The four lions were dispatched to make room for a new young male lion – and zoo officials are unapologetic. They argue that their mission is to preserve species not individuals. In the United States, zoo animals are given birth control if necessary to prevent unwanted offspring, but in European zoo circles, birth control is frowned upon as unnatural. Apparently, the culling of giraffes and lions, along with countless other species, is a more natural solution. Consequently, each year, thousands of “extra” zoo animals are euthanized in European countries to prevent inbreeding and make space for more desirable individuals.
Until the killing of Marius, the 18-month old giraffe, few in the public knew about this harsh policy of euthanizing perfectly healthy and often young animals in Europe. But now that it has come to our attention, we must clamor until it stops. Birth control is a perfectly viable option and, I think most people would agree, more humane and ethical.
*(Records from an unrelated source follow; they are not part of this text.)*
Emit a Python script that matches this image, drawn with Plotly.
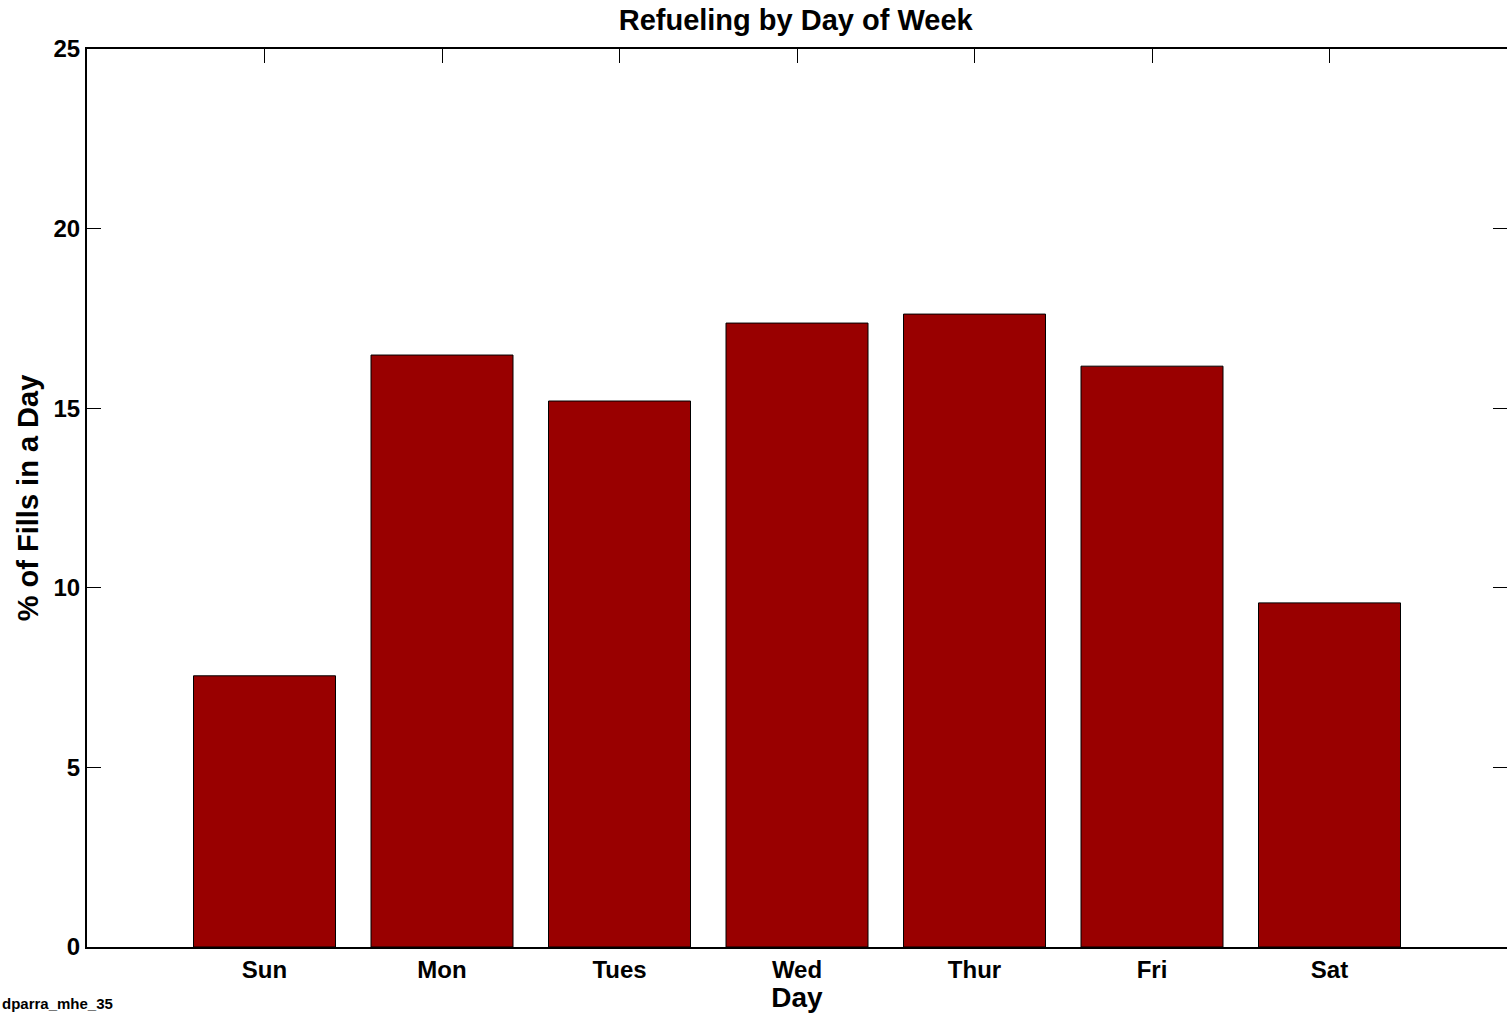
import plotly.graph_objects as go

days = ["Sun", "Mon", "Tues", "Wed", "Thur", "Fri", "Sat"]
pct_fills = [7.55, 16.48, 15.2, 17.37, 17.62, 16.17, 9.58]
y_ticks = [0, 5, 10, 15, 20, 25]

FONT = "Liberation Sans, Arial, sans-serif"

fig = go.Figure()
fig.add_trace(go.Bar(
    x=days, y=pct_fills, width=0.8,
    marker=dict(color="#990000", line=dict(color="black", width=1)),
    showlegend=False,
))
# invisible helper trace for mirrored tick axes
fig.add_trace(go.Scatter(x=days, y=pct_fills, xaxis="x2", yaxis="y2",
                         mode="markers", marker=dict(opacity=0), showlegend=False,
                         hoverinfo="skip"))

fig.update_layout(
    width=1507, height=1013,
    margin=dict(l=87, r=0, t=49, b=66),
    plot_bgcolor="white", paper_bgcolor="white",
    font=dict(family=FONT, color="black"),
    title=dict(text="<b>Refueling by Day of Week</b>", x=0.528, xanchor="center",
               y=0.98, yanchor="middle", font=dict(size=29, family=FONT, color="black")),
    xaxis=dict(
        type="category", categoryorder="array", categoryarray=days,
        range=[-1, 7], showgrid=False, zeroline=False,
        showline=True, linecolor="black", linewidth=2, mirror=True,
        ticks="", tickfont=dict(size=24, family=FONT, color="black"),
        tickvals=days, ticktext=[f"<b>{d}</b>" for d in days],
        title=dict(text="<b>Day</b>", font=dict(size=28, family=FONT, color="black"), standoff=0),
    ),
    xaxis2=dict(
        type="category", categoryorder="array", categoryarray=days,
        overlaying="x", side="top", range=[-1, 7], matches="x",
        showgrid=False, zeroline=False, showline=False,
        ticks="inside", ticklen=14, tickwidth=1, tickcolor="black",
        showticklabels=False,
    ),
    yaxis=dict(
        range=[0, 25], tickvals=y_ticks, ticktext=[f"<b>{v}</b>" for v in y_ticks],
        showgrid=False, zeroline=False,
        showline=True, linecolor="black", linewidth=2,
        ticks="inside", ticklen=14, tickwidth=1, tickcolor="black",
        tickfont=dict(size=24, family=FONT, color="black"),
        title=dict(text="<b>% of Fills in a Day</b>", font=dict(size=29, family=FONT, color="black"), standoff=6),
    ),
    yaxis2=dict(
        range=[0, 25], overlaying="y", side="right", matches="y",
        tickvals=y_ticks, showgrid=False, zeroline=False, showline=False,
        ticks="inside", ticklen=14, tickwidth=1, tickcolor="black",
        showticklabels=False,
    ),
    annotations=[dict(text="<b>dparra_mhe_35</b>", xref="paper", yref="paper",
                      x=-87/1420, y=-56/898, xanchor="left", yanchor="middle",
                      showarrow=False, font=dict(size=15, family=FONT, color="black"))],
)

fig.write_html(
    "out.html",
    config={"displayModeBar": False},
    post_script="document.body.style.margin='0';document.body.style.overflow='hidden';",
)
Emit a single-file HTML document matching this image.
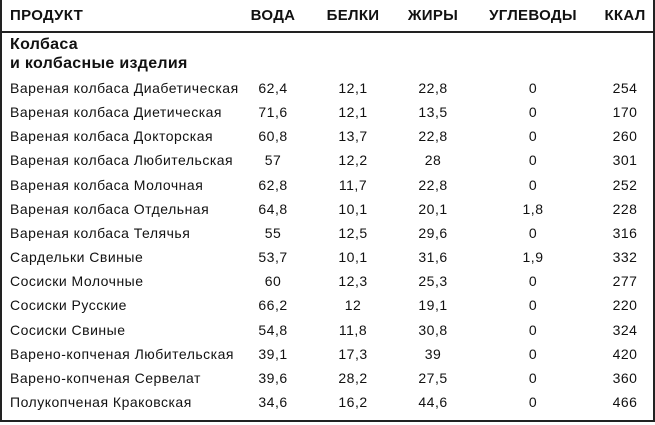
<!DOCTYPE html>
<html><head><meta charset="utf-8"><style>
body{margin:0;width:655px;height:425px;background:#fff;font-family:"Liberation Sans",sans-serif;color:#111;position:relative;overflow:hidden}
.box{position:absolute;left:0;top:0;width:651px;height:420px;border:2px solid #222;border-top:none}
.hl{position:absolute;left:0;top:31px;width:655px;height:2px;background:#222}
.t{position:absolute;font-size:14px;white-space:nowrap;line-height:16px;letter-spacing:0.5px}
.c{transform:translateX(-50%)}
.h{font-weight:bold;font-size:15px;letter-spacing:0.3px}
</style></head><body>
<div class="box"></div><div class="hl"></div>
<div class="t h" style="left:10px;top:8px">ПРОДУКТ</div>
<div class="t h c" style="left:273px;top:8px">ВОДА</div>
<div class="t h c" style="left:353px;top:8px">БЕЛКИ</div>
<div class="t h c" style="left:433px;top:8px">ЖИРЫ</div>
<div class="t h c" style="left:533px;top:8px">УГЛЕВОДЫ</div>
<div class="t h c" style="left:625px;top:8px">ККАЛ</div>
<div class="t h" style="left:10px;top:37px;font-size:16px">Колбаса</div>
<div class="t h" style="left:10px;top:56px;font-size:16px">и колбасные изделия</div>
<div id="rows"></div>
<script>
var d=[["Вареная колбаса Диабетическая","62,4","12,1","22,8","0","254"],
["Вареная колбаса Диетическая","71,6","12,1","13,5","0","170"],
["Вареная колбаса Докторская","60,8","13,7","22,8","0","260"],
["Вареная колбаса Любительская","57","12,2","28","0","301"],
["Вареная колбаса Молочная","62,8","11,7","22,8","0","252"],
["Вареная колбаса Отдельная","64,8","10,1","20,1","1,8","228"],
["Вареная колбаса Телячья","55","12,5","29,6","0","316"],
["Сардельки Свиные","53,7","10,1","31,6","1,9","332"],
["Сосиски Молочные","60","12,3","25,3","0","277"],
["Сосиски Русские","66,2","12","19,1","0","220"],
["Сосиски Свиные","54,8","11,8","30,8","0","324"],
["Варено-копченая Любительская","39,1","17,3","39","0","420"],
["Варено-копченая Сервелат","39,6","28,2","27,5","0","360"],
["Полукопченая Краковская","34,6","16,2","44,6","0","466"]];
var xs=[273,353,433,533,625],h="";
d.forEach(function(r,i){var y=80+i*24.15;
h+='<div class="t" style="left:10px;top:'+y+'px">'+r[0]+'</div>';
for(var j=1;j<6;j++)h+='<div class="t c" style="left:'+xs[j-1]+'px;top:'+y+'px">'+r[j]+'</div>';});
document.getElementById("rows").innerHTML=h;
</script>
</body></html>
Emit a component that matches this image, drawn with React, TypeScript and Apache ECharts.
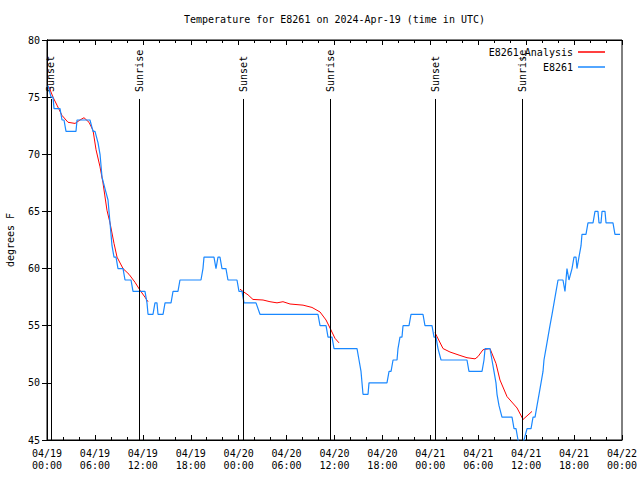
import React, { useEffect, useRef } from "react";
import * as echarts from "echarts";

// time in hours since 2024-04-19 00:00 UTC, value in degrees F
const e8261Data: [number, number][] = [
  [0.13, 76], [0.5, 75], [0.75, 75], [0.88, 74], [1.63, 74], [1.88, 73], [2.13, 73], [2.38, 72],
  [3.63, 72], [3.76, 73], [5.38, 73], [5.76, 72], [6.01, 72], [6.39, 71], [6.64, 70], [6.89, 68],
  [7.26, 67], [7.64, 66], [7.89, 64], [8.14, 62], [8.39, 61], [8.64, 61], [8.89, 60], [9.52, 60],
  [9.77, 59], [10.52, 59], [10.77, 58], [12.27, 58], [12.52, 57], [12.65, 56], [13.27, 56],
  [13.52, 57], [13.77, 57], [13.9, 56], [14.53, 56], [14.78, 57], [15.53, 57], [15.78, 58],
  [16.4, 58], [16.65, 59], [19.28, 59], [19.53, 60], [19.66, 61], [20.91, 61], [21.16, 60],
  [21.41, 61], [21.66, 61], [21.91, 60], [22.41, 60], [22.66, 59], [23.79, 59], [24.04, 58],
  [24.42, 58], [24.67, 57], [26.17, 57], [26.67, 56], [33.93, 56], [34.19, 55], [34.94, 55],
  [35.19, 54], [35.69, 54], [35.94, 53], [38.82, 53], [39.07, 52], [39.32, 51], [39.57, 49],
  [40.2, 49], [40.32, 50], [42.57, 50], [42.83, 51], [43.08, 51], [43.33, 52], [43.83, 52],
  [43.95, 53], [44.2, 54], [44.45, 54], [44.58, 55], [45.33, 55], [45.58, 56], [47.08, 56],
  [47.33, 55], [48.21, 55], [48.46, 54], [48.71, 54], [48.96, 53], [49.34, 52], [52.59, 52],
  [52.84, 51], [54.47, 51], [54.72, 52], [54.85, 53], [55.47, 53], [55.72, 52], [55.97, 51],
  [56.22, 50], [56.35, 49], [56.6, 48], [56.97, 47], [58.23, 47], [58.48, 46], [58.73, 46],
  [58.98, 45], [59.35, 44], [59.73, 45], [60.11, 46], [60.61, 46], [60.86, 47], [61.11, 47],
  [61.36, 48], [61.61, 49], [61.86, 50], [62.11, 51], [62.23, 52], [62.48, 53], [62.73, 54],
  [62.98, 55], [63.24, 56], [63.49, 57], [63.74, 58], [63.99, 59], [64.61, 59], [64.86, 58],
  [65.11, 60], [65.36, 59], [65.74, 60], [65.99, 61], [66.24, 61], [66.36, 60], [66.61, 61],
  [66.87, 62], [66.99, 63], [67.49, 63], [67.74, 64], [68.37, 64], [68.62, 65], [68.99, 65],
  [69.12, 64], [69.37, 64], [69.5, 65], [69.87, 65], [70.0, 64], [70.87, 64], [71.12, 63],
  [71.75, 63],
];

const analysisDay1: [number, number][] = [
  [0.25, 75.9], [0.75, 75], [1.25, 74.3], [1.88, 73.4], [2.63, 72.8], [3.51, 72.7], [4.13, 73],
  [4.63, 73.2], [5.26, 72.8], [5.76, 72.1], [6.14, 70.4], [6.64, 68.9], [7.01, 67.5], [7.51, 65.1],
  [7.89, 64], [8.39, 62.2], [8.77, 61], [9.52, 60], [10.27, 59.5], [11.02, 58.8], [11.65, 58.1],
  [12.27, 57.5], [12.65, 57.1],
];
const analysisDay2: [number, number][] = [
  [24.17, 58.2], [24.54, 58], [25.17, 57.7], [25.79, 57.3], [27.05, 57.25], [27.92, 57.1],
  [28.8, 57], [29.55, 57.1], [30.43, 56.9], [32.06, 56.8], [33.18, 56.6], [34.19, 56.2],
  [34.94, 55.5], [35.44, 54.8], [36.06, 53.9], [36.56, 53.5],
];
const analysisDay3: [number, number][] = [
  [48.58, 54.4], [49.59, 53], [50.46, 52.7], [51.71, 52.4], [52.59, 52.2], [53.6, 52.1],
  [53.97, 52.3], [54.6, 52.9], [55.47, 53], [56.22, 51.7], [56.72, 50.25], [57.6, 48.8],
  [58.86, 47.8], [59.61, 46.8], [60.73, 47.5],
];

const sunTimes = [0.5, 11.56, 24.58, 35.48, 48.62, 59.52];
const sunLabels = ["Sunset", "Sunrise", "Sunset", "Sunrise", "Sunset", "Sunrise"];
const SUN_LINE_TOP = 74.84;

const yTicks = [45, 50, 55, 60, 65, 70, 75, 80];
const xMin = 0, xMax = 72, xStep = 6;

const FONT = "DejaVu Sans Mono";
const TITLE = "Temperature for E8261 on 2024-Apr-19 (time in UTC)";

function pad(n: number) {
  return n < 10 ? "0" + n : "" + n;
}

export default function App() {
  const ref = useRef<HTMLDivElement>(null);
  useEffect(() => {
    if (!ref.current) return;
    const chart = echarts.init(ref.current, null, { renderer: "svg" });
    const analysis: any[] = [
      ...analysisDay1,
      [analysisDay1[analysisDay1.length - 1][0] + 0.01, "-"],
      ...analysisDay2,
      [analysisDay2[analysisDay2.length - 1][0] + 0.01, "-"],
      ...analysisDay3,
    ];
    const textStyle = { fontFamily: FONT, fontSize: 10, color: "#000" };
    const xCommon = {
      type: "value",
      min: xMin,
      max: xMax,
      interval: xStep,
      axisLine: { show: true, lineStyle: { color: "#000", width: 1 } },
      axisTick: { show: true, inside: true, length: 5, lineStyle: { color: "#000" } },
      minorTick: { show: true, splitNumber: 3, length: 3, lineStyle: { color: "#000" } },
      splitLine: { show: false },
      minorSplitLine: { show: false },
    };
    const yCommon = {
      type: "value",
      min: yTicks[0],
      max: yTicks[yTicks.length - 1],
      interval: yTicks[1] - yTicks[0],
      axisLine: { show: true, lineStyle: { color: "#000", width: 1 } },
      axisTick: { show: true, inside: true, length: 5, lineStyle: { color: "#000" } },
      splitLine: { show: false },
    };
    const titleGraphic = {
      type: "text",
      x: 334.5,
      y: 19,
      style: { text: TITLE, font: `10px ${FONT}`, fill: "#000", textAlign: "center", textVerticalAlign: "middle" },
    };
    chart.setOption({
      animation: false,
      backgroundColor: "#fff",
      grid: {
        left: 47, right: 18, top: 40, bottom: 40,
        containLabel: false,
        outerBoundsMode: "none",
        show: true, borderColor: "#000", borderWidth: 1, backgroundColor: "transparent",
      },
      legend: {
        data: ["E8261_Analysis", "E8261"],
        orient: "vertical",
        right: 30,
        top: 41,
        align: "right",
        icon: "rect",
        itemWidth: 27,
        itemHeight: 1.5,
        itemGap: 3,
        textStyle: { ...textStyle, lineHeight: 12 },
        selectedMode: false,
      },
      xAxis: [
        {
          ...xCommon,
          position: "bottom",
          axisLabel: {
            ...textStyle,
            lineHeight: 12,
            margin: 7,
            formatter: (v: number) => {
              const d = 19 + Math.floor(v / 24);
              const h = v % 24;
              return `04/${d}\n${pad(h)}:00`;
            },
          },
        },
        { ...xCommon, position: "top", axisLabel: { show: false } },
      ],
      yAxis: [
        {
          ...yCommon,
          position: "left",
          name: "degrees F",
          nameLocation: "middle",
          nameGap: 32,
          nameTextStyle: textStyle,
          axisLabel: { ...textStyle, margin: 7 },
        },
        { ...yCommon, position: "right", axisLabel: { show: false } },
      ],
      series: [
        {
          name: "E8261_Analysis",
          type: "line",
          color: "#ff0000",
          data: analysis,
          showSymbol: false,
          connectNulls: false,
          lineStyle: { width: 1, color: "#ff0000" },
          clip: true,
          z: 2,
        },
        {
          name: "E8261",
          type: "line",
          color: "#1a88ff",
          data: e8261Data,
          showSymbol: false,
          lineStyle: { width: 1.2, color: "#1a88ff" },
          clip: true,
          z: 3,
          markLine: {
            silent: true,
            symbol: ["none", "none"],
            label: { show: false },
            lineStyle: { color: "#000", width: 1, type: "solid" },
            data: sunTimes.map((t) => [{ coord: [t, yTicks[0]] }, { coord: [t, SUN_LINE_TOP] }]),
          },
        },
      ],
      graphic: [titleGraphic],
    });
    const labels = sunTimes.map((t, i) => {
      const p = chart.convertToPixel({ seriesIndex: 1 }, [t, SUN_LINE_TOP]) as number[];
      return {
        type: "text",
        x: p[0],
        y: p[1] - 7,
        rotation: Math.PI / 2,
        style: {
          text: sunLabels[i],
          font: `10px ${FONT}`,
          fill: "#000",
          textAlign: "left",
          textVerticalAlign: "middle",
        },
      };
    });
    chart.setOption({ graphic: [titleGraphic, ...labels] });
    return () => chart.dispose();
  }, []);
  return <div ref={ref} style={{ position: "absolute", left: 0, top: 0, width: 640, height: 480 }} />;
}
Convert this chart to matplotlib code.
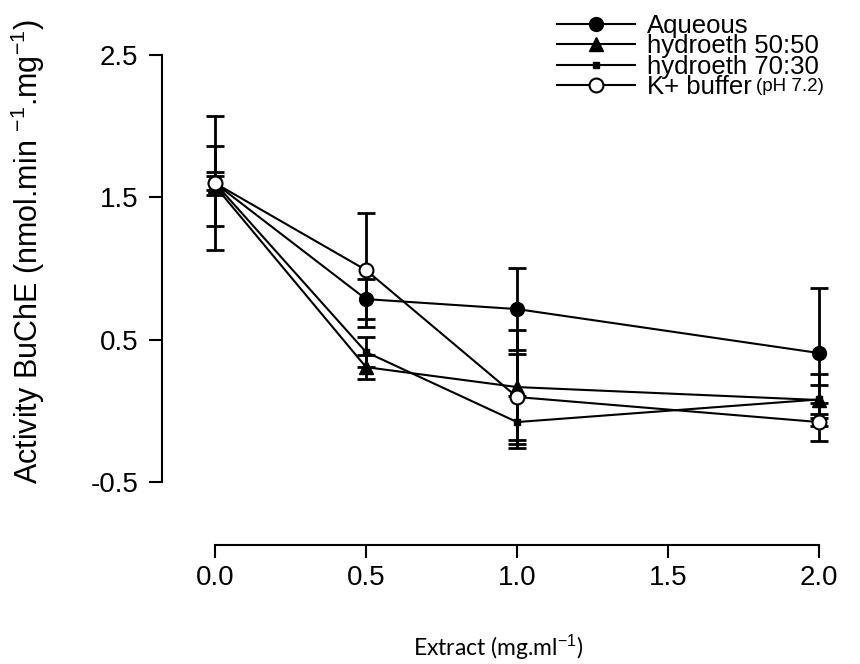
import matplotlib
matplotlib.use('Agg')
from matplotlib import pyplot as plt
from matplotlib.text import Annotation

plt.rcParams['font.family'] = ['Liberation Sans', 'DejaVu Sans']
plt.rcParams['mathtext.fontset'] = 'custom'
plt.rcParams['mathtext.rm'] = 'Liberation Sans'
plt.rcParams['mathtext.it'] = 'Liberation Sans:italic'
plt.rcParams['mathtext.bf'] = 'Liberation Sans:bold'

# extract concentration (mg/ml)
conc = [0.0, 0.5, 1.0, 2.0]

# BuChE activity, mean and error bar half-length
aqueous = [1.60, 0.785, 0.715, 0.406]
aqueous_err = [0.47, 0.14, 0.29, 0.457]
h5050 = [1.58, 0.307, 0.167, 0.076]
h5050_err = [0.28, 0.085, 0.40, 0.18]
h7030 = [1.60, 0.413, -0.079, 0.08]
h7030_err = [0.05, 0.105, 0.18, 0.10]
kbuf = [1.60, 0.989, 0.097, -0.079]
kbuf_err = [0.08, 0.40, 0.30, 0.134]

labels = ['Aqueous', 'hydroeth 50:50', 'hydroeth 70:30', 'K+ buffer']
yticks = [-0.5, 0.5, 1.5, 2.5]
xticks = [0.0, 0.5, 1.0, 1.5, 2.0]

fig = plt.figure(figsize=(8.6, 6.64), dpi=100)
ax = fig.add_axes([0.2149, 0.2527, 0.7726, 0.6858])

series = [
    (aqueous, aqueous_err, dict(marker='o', ms=10, mfc='black')),
    (h5050, h5050_err, dict(marker='^', ms=10, mfc='black')),
    (h7030, h7030_err, dict(marker='s', ms=5, mfc='black')),
    (kbuf, kbuf_err, dict(marker='o', ms=10, mfc='white', mew=1.5)),
]

handles = []
for (y, err, style), lab in zip(series, labels):
    ax.errorbar(conc, y, yerr=err, fmt='none', ecolor='black',
                elinewidth=2, capsize=6.8, capthick=2, zorder=2)
    h, = ax.plot(conc, y, color='black', lw=1.5, mec='black',
                 label=lab, zorder=3, **style)
    handles.append(h)

ax.set_xlim(-0.1, 2.1)
ax.set_ylim(-0.6, 2.6)
ax.set_xticks(xticks)
ax.set_xticklabels(['%.1f' % t for t in xticks])
ax.set_yticks(yticks)
ax.set_yticklabels(['%.1f' % t for t in yticks])

for s in ['top', 'right']:
    ax.spines[s].set_visible(False)
ax.spines['left'].set_position(('outward', 16.4))
ax.spines['left'].set_bounds(-0.5, 2.5)
ax.spines['bottom'].set_position(('outward', 35.1))
ax.spines['bottom'].set_bounds(0, 2)
for s in ['left', 'bottom']:
    ax.spines[s].set_linewidth(1.5)
ax.tick_params(length=9.5, width=1.5, labelsize=20)
ax.tick_params(axis='y', pad=7.5)
ax.tick_params(axis='x', pad=5)

fig.text(28 / 860, 1 - 252 / 664,
         'Activity BuChE (nmol.min $^{-1}$.mg$^{-1}$)',
         rotation=90, ha='center', va='center', fontsize=22)
fig.text(498 / 860, 1 - 647 / 664, 'Extract (mg.ml$^{-1}$)',
         ha='center', va='center', fontsize=16.5,
         family=['Lato', 'DejaVu Sans'])

leg = fig.legend(handles=handles, loc='upper left',
                 bbox_to_anchor=(557 / 860, 1 - 14 / 664),
                 frameon=False, fontsize=18.5, borderpad=0, borderaxespad=0,
                 handlelength=3.05, handletextpad=0.45, labelspacing=-0.14)
note = Annotation('(pH 7.2)', xy=(1, 0), xycoords=leg.get_texts()[3],
                  xytext=(3, 6), textcoords='offset points',
                  fontsize=13.5, va='baseline', ha='left', zorder=10)
fig.add_artist(note)

fig.savefig('out.png', dpi=100)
The Humane Society in the United States, along with countless other community animal welfare groups around the world have worked very hard over the past decades to get the public to responsibly spay and neuter their pets, so that unwanted animals are not brought into the world only to be euthanized later for lack of space and resources. Personally, I feel this same practice should extend to all zoos – if the zoo does not have the resources or space to accommodate the next generation, then do not allow offspring to be born in the first place. Spay and neuter or provide birth control. Plain and simple. To do otherwise is barbaric and unethical.
This week’s cull has put the Copenhagen Zoo on the defensive again – as it should – and thus they released this comment to the media:
“Because of the pride of lions’ natural structure and behavior, the zoo has had to euthanize the two old lions and two young lions who were not old enough to fend for themselves…. Furthermore we couldn’t risk that the male lion mated with the old female as she was too old to be mated with again due to the fact that she would have difficulties with birth and parental care of another litter.”
The zoo added that the culling “may seem harsh, but in nature is necessary to ensure a strong pride of lions with the greatest chance of survival.”
Following the macabre killing of Marius this past February, the Copenhagen Zoo has faced protests and administrators have received numerous death threats. My guess is the protests are not only going to continue, they are going to grow in number. So maybe, it is time for the European Union to reexamine it’s policy about killing perfectly healthy animals in the name of science and species protection.